▶ Task brief:
Restate the whole of the material. Keep every word, and drop the pictures.

▶ Information supplied:
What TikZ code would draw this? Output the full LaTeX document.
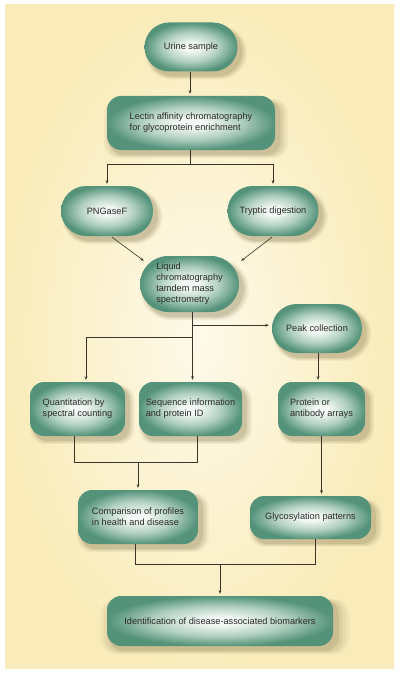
\documentclass[tikz,border=0pt]{standalone}
\usepackage{fontspec}
\setmainfont{Liberation Sans}
\usetikzlibrary{arrows.meta,shadows,calc}
\definecolor{gdark}{HTML}{54937A}
\definecolor{gmid}{HTML}{AFCFBE}
\definecolor{glight}{HTML}{F4F9F5}
\definecolor{panelin}{HTML}{FEFAEA}
\definecolor{panelout}{HTML}{F9ECBA}
\definecolor{shadowc}{HTML}{85784F}
\definecolor{linec}{HTML}{3A3528}
\definecolor{textc}{HTML}{2A2A2A}
\pgfdeclareradialshading{greenball}{\pgfpoint{0bp}{0bp}}{color(0bp)=(glight); color(4bp)=(glight); color(15bp)=(gmid); color(25bp)=(gdark); color(50bp)=(gdark)}
\tikzset{
  box/.style={shade, shading=greenball, draw=none,
    font=\fontsize{9.2}{11}\selectfont, text=textc, align=left, inner sep=0pt,
    general shadow={shadow xshift=4.5pt, shadow yshift=-5pt, shadow scale=1.10, fill=shadowc, opacity=0.07},
    general shadow={shadow xshift=4.5pt, shadow yshift=-5pt, shadow scale=1.07, fill=shadowc, opacity=0.09},
    general shadow={shadow xshift=4.5pt, shadow yshift=-5pt, shadow scale=1.04, fill=shadowc, opacity=0.12},
    general shadow={shadow xshift=4pt, shadow yshift=-4.5pt, shadow scale=1.015, fill=shadowc, opacity=0.18}},
  stad/.style={box, rounded corners=#1},
  rbox/.style={box, rounded corners=14pt},
  conn/.style={draw=linec, line width=0.6pt},
  arr/.style={conn, -{Stealth[length=3.6pt,width=2.8pt]}, shorten >=2pt},
}
\begin{document}
\begin{tikzpicture}[x=1pt,y=-1pt]
\useasboundingbox[fill=white] (0,0) rectangle (400,674);
\shade[inner color=panelin, outer color=panelout] (5,5) rectangle (394,668);

\node[stad=24.5pt, minimum width=93pt, minimum height=49pt] (urine) at (191,47) {Urine sample};
\node[rbox, minimum width=168pt, minimum height=54pt] (lectin) at (191,123) {Lectin affinity chromatography\\for glycoprotein enrichment};
\node[stad=25pt, minimum width=92pt, minimum height=50pt] (png) at (107,211) {PNGaseF};
\node[stad=25pt, minimum width=91pt, minimum height=50pt] (tryp) at (273,211) {Tryptic digestion};
\node[stad=28pt, minimum width=99pt, minimum height=56pt] (lc) at (189.5,284) {Liquid\\chromatography\\tamdem mass\\spectrometry};
\node[stad=24.5pt, minimum width=90pt, minimum height=49pt] (peak) at (317,328.5) {Peak collection};
\node[rbox, minimum width=95pt, minimum height=54pt] (quant) at (77.5,409) {Quantitation by\\spectral counting};
\node[rbox, minimum width=103pt, minimum height=54pt] (seq) at (190.5,409) {Sequence information\\and protein ID};
\node[rbox, minimum width=87pt, minimum height=54pt] (prot) at (321.5,409) {Protein or\\antibody arrays};
\node[rbox, minimum width=120pt, minimum height=54pt] (comp) at (138,517) {Comparison of profiles\\in health and disease};
\node[rbox, minimum width=121pt, minimum height=43pt] (glyco) at (310.5,517.5) {Glycosylation patterns};
\node[rbox, minimum width=226pt, minimum height=50pt] (ident) at (220,621) {Identification of disease-associated biomarkers};

% top
\draw[arr] ($(urine.south)+(-1,0)$) -- ($(lectin.north)+(-1,0)$);
\draw[conn] ($(lectin.south)+(-1,0)$) -- ++(0,14) coordinate (j1);
\draw[arr] (j1) -| (png.north);
\draw[arr] (j1) -| (tryp.north);
\draw[arr, shorten >=0pt] ($(png.south)+(5,1)$) -- ($(lc.north west)+(4,5)$);
\draw[arr, shorten >=0pt] ($(tryp.south)+(-1,1)$) -- ($(lc.north east)+(2,5)$);

% LC outputs
\coordinate (lcb) at ($(lc.south)+(3,0)$);
\draw[arr] (lcb) -- (lcb |- seq.north);
\coordinate (jr) at ($(lcb)+(0,13)$);
\draw[arr, shorten >=3pt] (jr) -- (jr -| peak.west);
\coordinate (jl) at ($(lcb)+(0,25)$);
\coordinate (qt) at ($(quant.north)+(8.5,0)$);
\draw[arr] (jl) -| (qt);
\draw[arr] ($(peak.south)+(1,0)$) -- ($(peak.south |- prot.north)+(1,0)$);

% merges
\coordinate (qb) at ($(quant.south)+(-3.5,0)$);
\coordinate (sb) at ($(seq.south)+(6.5,0)$);
\draw[conn] (qb) -- ++(0,26) coordinate (j2) -| (sb);
\draw[arr] (comp.north |- j2) -- (comp.north);
\draw[arr] (prot.south) -- (prot.south |- glyco.north);
\coordinate (cb) at ($(comp.south)+(-3,0)$);
\coordinate (gb) at ($(glyco.south)+(4.5,0)$);
\draw[conn] (cb) -- ++(0,20) coordinate (j3) -| (gb);
\draw[arr] (ident.north |- j3) -- (ident.north);
\end{tikzpicture}
\end{document}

▶ Correct response:
What TikZ code would draw this? Output the full LaTeX document.
\documentclass[tikz,border=0pt]{standalone}
\usepackage{fontspec}
\setmainfont{Liberation Sans}
\usetikzlibrary{arrows.meta,shadows,calc}
\definecolor{gdark}{HTML}{54937A}
\definecolor{gmid}{HTML}{AFCFBE}
\definecolor{glight}{HTML}{F4F9F5}
\definecolor{panelin}{HTML}{FEFAEA}
\definecolor{panelout}{HTML}{F9ECBA}
\definecolor{shadowc}{HTML}{85784F}
\definecolor{linec}{HTML}{3A3528}
\definecolor{textc}{HTML}{2A2A2A}
\pgfdeclareradialshading{greenball}{\pgfpoint{0bp}{0bp}}{color(0bp)=(glight); color(4bp)=(glight); color(15bp)=(gmid); color(25bp)=(gdark); color(50bp)=(gdark)}
\tikzset{
  box/.style={shade, shading=greenball, draw=none,
    font=\fontsize{9.2}{11}\selectfont, text=textc, align=left, inner sep=0pt,
    general shadow={shadow xshift=4.5pt, shadow yshift=-5pt, shadow scale=1.10, fill=shadowc, opacity=0.07},
    general shadow={shadow xshift=4.5pt, shadow yshift=-5pt, shadow scale=1.07, fill=shadowc, opacity=0.09},
    general shadow={shadow xshift=4.5pt, shadow yshift=-5pt, shadow scale=1.04, fill=shadowc, opacity=0.12},
    general shadow={shadow xshift=4pt, shadow yshift=-4.5pt, shadow scale=1.015, fill=shadowc, opacity=0.18}},
  stad/.style={box, rounded corners=#1},
  rbox/.style={box, rounded corners=14pt},
  conn/.style={draw=linec, line width=0.6pt},
  arr/.style={conn, -{Stealth[length=3.6pt,width=2.8pt]}, shorten >=2pt},
}
\begin{document}
\begin{tikzpicture}[x=1pt,y=-1pt]
\useasboundingbox[fill=white] (0,0) rectangle (400,674);
\shade[inner color=panelin, outer color=panelout] (5,5) rectangle (394,668);

\node[stad=24.5pt, minimum width=93pt, minimum height=49pt] (urine) at (191,47) {Urine sample};
\node[rbox, minimum width=168pt, minimum height=54pt] (lectin) at (191,123) {Lectin affinity chromatography\\for glycoprotein enrichment};
\node[stad=25pt, minimum width=92pt, minimum height=50pt] (png) at (107,211) {PNGaseF};
\node[stad=25pt, minimum width=91pt, minimum height=50pt] (tryp) at (273,211) {Tryptic digestion};
\node[stad=28pt, minimum width=99pt, minimum height=56pt] (lc) at (189.5,284) {Liquid\\chromatography\\tamdem mass\\spectrometry};
\node[stad=24.5pt, minimum width=90pt, minimum height=49pt] (peak) at (317,328.5) {Peak collection};
\node[rbox, minimum width=95pt, minimum height=54pt] (quant) at (77.5,409) {Quantitation by\\spectral counting};
\node[rbox, minimum width=103pt, minimum height=54pt] (seq) at (190.5,409) {Sequence information\\and protein ID};
\node[rbox, minimum width=87pt, minimum height=54pt] (prot) at (321.5,409) {Protein or\\antibody arrays};
\node[rbox, minimum width=120pt, minimum height=54pt] (comp) at (138,517) {Comparison of profiles\\in health and disease};
\node[rbox, minimum width=121pt, minimum height=43pt] (glyco) at (310.5,517.5) {Glycosylation patterns};
\node[rbox, minimum width=226pt, minimum height=50pt] (ident) at (220,621) {Identification of disease-associated biomarkers};

% top
\draw[arr] ($(urine.south)+(-1,0)$) -- ($(lectin.north)+(-1,0)$);
\draw[conn] ($(lectin.south)+(-1,0)$) -- ++(0,14) coordinate (j1);
\draw[arr] (j1) -| (png.north);
\draw[arr] (j1) -| (tryp.north);
\draw[arr, shorten >=0pt] ($(png.south)+(5,1)$) -- ($(lc.north west)+(4,5)$);
\draw[arr, shorten >=0pt] ($(tryp.south)+(-1,1)$) -- ($(lc.north east)+(2,5)$);

% LC outputs
\coordinate (lcb) at ($(lc.south)+(3,0)$);
\draw[arr] (lcb) -- (lcb |- seq.north);
\coordinate (jr) at ($(lcb)+(0,13)$);
\draw[arr, shorten >=3pt] (jr) -- (jr -| peak.west);
\coordinate (jl) at ($(lcb)+(0,25)$);
\coordinate (qt) at ($(quant.north)+(8.5,0)$);
\draw[arr] (jl) -| (qt);
\draw[arr] ($(peak.south)+(1,0)$) -- ($(peak.south |- prot.north)+(1,0)$);

% merges
\coordinate (qb) at ($(quant.south)+(-3.5,0)$);
\coordinate (sb) at ($(seq.south)+(6.5,0)$);
\draw[conn] (qb) -- ++(0,26) coordinate (j2) -| (sb);
\draw[arr] (comp.north |- j2) -- (comp.north);
\draw[arr] (prot.south) -- (prot.south |- glyco.north);
\coordinate (cb) at ($(comp.south)+(-3,0)$);
\coordinate (gb) at ($(glyco.south)+(4.5,0)$);
\draw[conn] (cb) -- ++(0,20) coordinate (j3) -| (gb);
\draw[arr] (ident.north |- j3) -- (ident.north);
\end{tikzpicture}
\end{document}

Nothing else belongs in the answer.